Extract each line holding the word "chart" from the entries.

--- Available data ---

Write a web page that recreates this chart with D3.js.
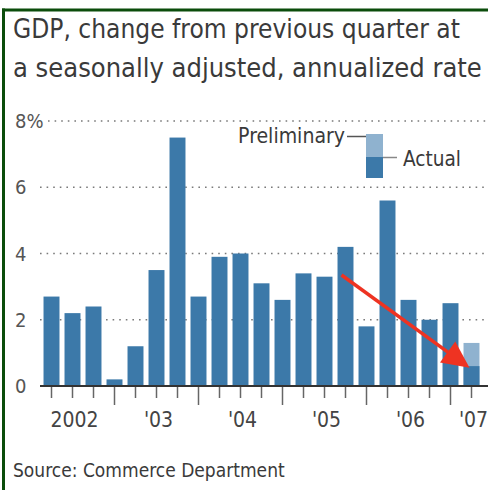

---
--- Available data ---

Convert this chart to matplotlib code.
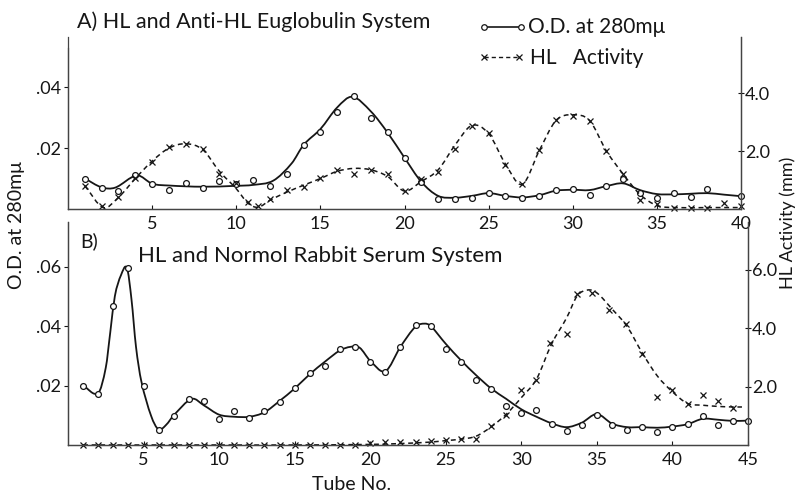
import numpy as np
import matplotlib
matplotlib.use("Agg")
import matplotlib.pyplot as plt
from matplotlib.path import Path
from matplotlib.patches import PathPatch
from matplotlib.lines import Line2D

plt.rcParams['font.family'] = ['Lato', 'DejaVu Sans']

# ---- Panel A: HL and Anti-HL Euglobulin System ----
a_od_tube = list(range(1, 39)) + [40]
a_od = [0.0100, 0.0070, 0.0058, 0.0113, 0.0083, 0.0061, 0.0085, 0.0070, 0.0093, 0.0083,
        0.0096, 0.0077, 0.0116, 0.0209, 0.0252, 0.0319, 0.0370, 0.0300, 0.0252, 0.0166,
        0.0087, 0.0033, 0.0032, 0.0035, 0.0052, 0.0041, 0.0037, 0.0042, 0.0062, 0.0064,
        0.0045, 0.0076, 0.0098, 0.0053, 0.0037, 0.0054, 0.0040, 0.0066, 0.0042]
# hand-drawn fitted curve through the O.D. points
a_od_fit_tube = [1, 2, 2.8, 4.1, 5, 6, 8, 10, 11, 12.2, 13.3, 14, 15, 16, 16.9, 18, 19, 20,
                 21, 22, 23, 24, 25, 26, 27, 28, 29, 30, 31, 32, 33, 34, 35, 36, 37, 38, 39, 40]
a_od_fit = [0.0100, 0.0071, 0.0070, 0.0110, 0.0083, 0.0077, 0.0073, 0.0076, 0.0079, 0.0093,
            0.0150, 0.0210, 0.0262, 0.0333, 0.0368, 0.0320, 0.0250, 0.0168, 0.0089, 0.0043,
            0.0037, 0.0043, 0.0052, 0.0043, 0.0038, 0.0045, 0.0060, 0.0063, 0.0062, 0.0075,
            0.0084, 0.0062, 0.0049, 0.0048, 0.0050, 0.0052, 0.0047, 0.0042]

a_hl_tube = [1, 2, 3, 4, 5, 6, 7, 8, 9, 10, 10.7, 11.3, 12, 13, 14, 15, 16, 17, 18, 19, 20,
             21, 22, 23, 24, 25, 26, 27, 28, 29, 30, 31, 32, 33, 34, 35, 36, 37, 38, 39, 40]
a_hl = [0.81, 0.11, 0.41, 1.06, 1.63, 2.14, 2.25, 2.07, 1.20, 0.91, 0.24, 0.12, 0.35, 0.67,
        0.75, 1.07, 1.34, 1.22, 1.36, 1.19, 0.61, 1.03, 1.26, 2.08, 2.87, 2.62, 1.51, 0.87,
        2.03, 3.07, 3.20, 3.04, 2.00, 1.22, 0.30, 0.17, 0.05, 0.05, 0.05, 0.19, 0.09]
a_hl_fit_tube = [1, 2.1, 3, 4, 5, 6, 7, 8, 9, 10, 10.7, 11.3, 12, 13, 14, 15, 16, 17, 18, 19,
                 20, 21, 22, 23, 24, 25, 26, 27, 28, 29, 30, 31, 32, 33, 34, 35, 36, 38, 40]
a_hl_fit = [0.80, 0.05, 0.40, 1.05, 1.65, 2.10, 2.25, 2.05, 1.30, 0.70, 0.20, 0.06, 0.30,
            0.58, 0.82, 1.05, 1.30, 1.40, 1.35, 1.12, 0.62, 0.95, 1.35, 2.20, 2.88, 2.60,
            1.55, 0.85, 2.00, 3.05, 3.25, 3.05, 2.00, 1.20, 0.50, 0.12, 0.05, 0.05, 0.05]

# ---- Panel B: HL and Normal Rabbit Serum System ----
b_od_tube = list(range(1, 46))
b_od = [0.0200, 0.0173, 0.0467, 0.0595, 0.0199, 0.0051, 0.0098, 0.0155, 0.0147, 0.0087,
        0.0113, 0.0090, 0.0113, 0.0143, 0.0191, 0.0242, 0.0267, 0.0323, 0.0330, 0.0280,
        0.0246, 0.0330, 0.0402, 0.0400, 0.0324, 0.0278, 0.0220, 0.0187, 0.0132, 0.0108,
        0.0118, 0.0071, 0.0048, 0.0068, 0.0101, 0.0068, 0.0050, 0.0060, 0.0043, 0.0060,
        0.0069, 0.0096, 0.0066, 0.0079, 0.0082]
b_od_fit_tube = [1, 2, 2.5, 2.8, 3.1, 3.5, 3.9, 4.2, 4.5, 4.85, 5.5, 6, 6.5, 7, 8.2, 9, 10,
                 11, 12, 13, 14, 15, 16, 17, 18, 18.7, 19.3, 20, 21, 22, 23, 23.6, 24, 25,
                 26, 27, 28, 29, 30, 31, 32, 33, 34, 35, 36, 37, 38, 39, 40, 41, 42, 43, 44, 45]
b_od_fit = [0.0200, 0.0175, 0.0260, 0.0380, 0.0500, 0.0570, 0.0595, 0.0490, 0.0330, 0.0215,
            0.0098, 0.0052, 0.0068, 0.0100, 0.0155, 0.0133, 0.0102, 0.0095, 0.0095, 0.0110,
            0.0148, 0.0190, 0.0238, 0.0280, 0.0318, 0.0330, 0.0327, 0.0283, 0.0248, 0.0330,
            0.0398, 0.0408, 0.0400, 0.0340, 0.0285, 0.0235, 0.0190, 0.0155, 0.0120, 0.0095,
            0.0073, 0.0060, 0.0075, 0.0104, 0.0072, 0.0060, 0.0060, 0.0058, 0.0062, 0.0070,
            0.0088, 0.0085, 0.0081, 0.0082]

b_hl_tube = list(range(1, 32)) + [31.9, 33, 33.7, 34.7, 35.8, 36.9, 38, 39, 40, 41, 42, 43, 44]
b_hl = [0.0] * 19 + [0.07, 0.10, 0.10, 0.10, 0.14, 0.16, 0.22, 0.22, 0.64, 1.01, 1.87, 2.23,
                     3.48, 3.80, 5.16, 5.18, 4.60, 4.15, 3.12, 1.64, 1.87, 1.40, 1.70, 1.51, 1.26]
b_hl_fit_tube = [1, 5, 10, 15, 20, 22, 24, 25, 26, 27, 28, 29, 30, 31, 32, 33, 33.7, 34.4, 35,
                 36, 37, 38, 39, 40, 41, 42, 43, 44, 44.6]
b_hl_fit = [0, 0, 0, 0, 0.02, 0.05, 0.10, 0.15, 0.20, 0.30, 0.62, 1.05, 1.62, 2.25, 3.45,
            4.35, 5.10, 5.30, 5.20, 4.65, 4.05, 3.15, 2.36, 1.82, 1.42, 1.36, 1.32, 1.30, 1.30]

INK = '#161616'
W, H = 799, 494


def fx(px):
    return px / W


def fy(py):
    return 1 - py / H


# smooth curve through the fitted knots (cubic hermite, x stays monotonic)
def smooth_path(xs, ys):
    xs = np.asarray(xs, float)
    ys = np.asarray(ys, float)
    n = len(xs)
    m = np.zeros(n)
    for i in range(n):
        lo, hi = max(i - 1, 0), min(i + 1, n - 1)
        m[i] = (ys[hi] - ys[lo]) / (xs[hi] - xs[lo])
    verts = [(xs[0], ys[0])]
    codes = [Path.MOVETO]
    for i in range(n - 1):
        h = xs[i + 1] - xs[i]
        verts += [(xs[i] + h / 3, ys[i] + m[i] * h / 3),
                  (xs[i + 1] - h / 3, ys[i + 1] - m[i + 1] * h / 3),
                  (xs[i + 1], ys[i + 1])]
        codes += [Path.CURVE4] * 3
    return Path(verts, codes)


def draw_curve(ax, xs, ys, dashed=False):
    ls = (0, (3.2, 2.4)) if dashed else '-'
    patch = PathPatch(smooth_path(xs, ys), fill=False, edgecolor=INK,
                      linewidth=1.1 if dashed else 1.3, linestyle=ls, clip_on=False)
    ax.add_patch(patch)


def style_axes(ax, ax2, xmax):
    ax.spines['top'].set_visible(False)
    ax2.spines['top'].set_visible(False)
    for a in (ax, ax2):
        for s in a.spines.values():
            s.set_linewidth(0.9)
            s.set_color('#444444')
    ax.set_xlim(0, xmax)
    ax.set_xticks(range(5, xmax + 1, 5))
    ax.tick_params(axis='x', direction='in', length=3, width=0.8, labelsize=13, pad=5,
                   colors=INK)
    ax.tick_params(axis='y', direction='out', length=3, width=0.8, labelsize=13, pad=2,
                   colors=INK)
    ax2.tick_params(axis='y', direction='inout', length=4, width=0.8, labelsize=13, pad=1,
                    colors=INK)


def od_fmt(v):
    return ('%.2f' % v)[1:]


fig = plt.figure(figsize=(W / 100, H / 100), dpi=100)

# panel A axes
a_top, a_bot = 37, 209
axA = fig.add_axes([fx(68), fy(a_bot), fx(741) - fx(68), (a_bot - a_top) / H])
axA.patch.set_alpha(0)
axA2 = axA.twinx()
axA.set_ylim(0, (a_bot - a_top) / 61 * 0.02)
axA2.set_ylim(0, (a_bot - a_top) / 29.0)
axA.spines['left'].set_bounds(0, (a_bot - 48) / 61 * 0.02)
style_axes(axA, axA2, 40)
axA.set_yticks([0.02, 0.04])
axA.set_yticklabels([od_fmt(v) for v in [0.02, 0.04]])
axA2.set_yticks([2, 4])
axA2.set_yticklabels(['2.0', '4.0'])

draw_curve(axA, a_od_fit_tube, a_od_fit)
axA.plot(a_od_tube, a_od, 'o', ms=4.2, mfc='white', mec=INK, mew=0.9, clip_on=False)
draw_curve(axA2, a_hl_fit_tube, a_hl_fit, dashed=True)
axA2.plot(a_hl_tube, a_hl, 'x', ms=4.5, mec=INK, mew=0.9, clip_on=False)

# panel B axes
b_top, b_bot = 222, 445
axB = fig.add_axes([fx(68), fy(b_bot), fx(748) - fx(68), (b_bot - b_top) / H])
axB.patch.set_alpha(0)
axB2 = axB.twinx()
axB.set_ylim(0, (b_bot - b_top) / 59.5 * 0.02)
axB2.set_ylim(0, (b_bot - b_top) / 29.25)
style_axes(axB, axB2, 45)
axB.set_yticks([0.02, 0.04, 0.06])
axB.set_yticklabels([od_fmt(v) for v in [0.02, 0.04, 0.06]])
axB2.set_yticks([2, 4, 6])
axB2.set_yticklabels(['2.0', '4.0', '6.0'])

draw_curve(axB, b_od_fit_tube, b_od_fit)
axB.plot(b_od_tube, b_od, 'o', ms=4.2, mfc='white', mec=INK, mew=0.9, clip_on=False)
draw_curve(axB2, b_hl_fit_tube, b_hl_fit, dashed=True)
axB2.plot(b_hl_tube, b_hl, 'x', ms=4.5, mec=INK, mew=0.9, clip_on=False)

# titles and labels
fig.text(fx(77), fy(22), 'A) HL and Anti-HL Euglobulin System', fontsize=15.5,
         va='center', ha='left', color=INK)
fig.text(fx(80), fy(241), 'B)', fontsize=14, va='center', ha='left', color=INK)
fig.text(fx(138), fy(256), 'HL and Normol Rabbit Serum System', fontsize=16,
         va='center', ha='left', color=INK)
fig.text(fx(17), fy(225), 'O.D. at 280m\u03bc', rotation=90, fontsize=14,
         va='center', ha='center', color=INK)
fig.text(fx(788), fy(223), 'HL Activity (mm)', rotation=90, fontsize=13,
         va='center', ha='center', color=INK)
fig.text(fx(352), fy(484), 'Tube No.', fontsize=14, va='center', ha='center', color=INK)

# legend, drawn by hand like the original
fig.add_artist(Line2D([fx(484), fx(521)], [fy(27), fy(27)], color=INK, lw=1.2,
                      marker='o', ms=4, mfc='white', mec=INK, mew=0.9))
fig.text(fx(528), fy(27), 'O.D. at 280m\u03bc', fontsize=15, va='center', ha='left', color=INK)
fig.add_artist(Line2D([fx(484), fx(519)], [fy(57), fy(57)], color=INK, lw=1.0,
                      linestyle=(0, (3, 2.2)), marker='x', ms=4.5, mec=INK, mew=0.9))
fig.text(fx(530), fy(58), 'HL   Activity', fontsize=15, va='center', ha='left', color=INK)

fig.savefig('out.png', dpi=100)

---

**Result of this exercise**
Write a web page that recreates this chart with D3.js.
Convert this chart to matplotlib code.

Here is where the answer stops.